The ISA has helped establish more than 9.5 GW of solar applications in 55 developing countries, including by training more than 4,000 people, he pointed out.

Mathur also added that the alliance is working to develop Solar Technology Application Resource Centres (STAR-C) in countries that will be a hub for technology, knowledge and experience in the field of solar energy.

African countries face two challenges to solar projects, Mathur noted, including finding developers as well as raising the needed funds.

“Last year, about $310 billion were invested in solar energy globally, with only about three percent of that in African countries,” he added.

African countries need regulations that can be attractive enough for investors and are cost effective for them to start a renewable energy projects, Mathur noted.

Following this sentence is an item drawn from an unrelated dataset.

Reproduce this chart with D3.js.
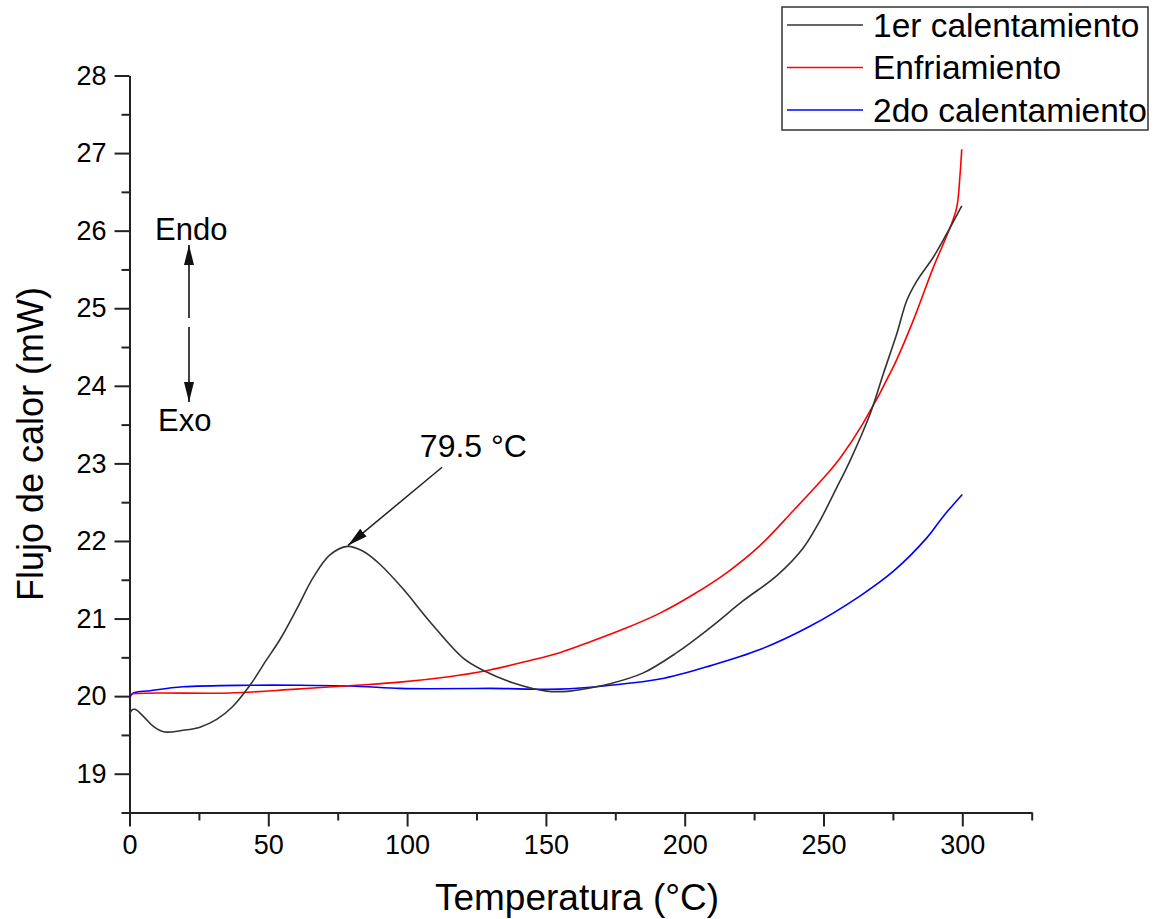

There are many benefits to adopting more renewable energy projects, mainly solar, including reducing electricity imports and creating jobs, he added.

“Solar energy is versatile, and we need to harness its continuously developing technologies, while realizing the great opportunities that exist in investing in solar energy, in order to achieve the 2030 sustainable development goals,” Mathur concluded.

Participants in the assembly highlighted the need to align local regulations with the requirements of the renewable energy field.

They also agreed that solar energy is a requirement for sustainable development.

They concluded by pointing out the need to increase investment in solar energy to help achieve economic growth, which requires securing sufficient and diversified energy capabilities.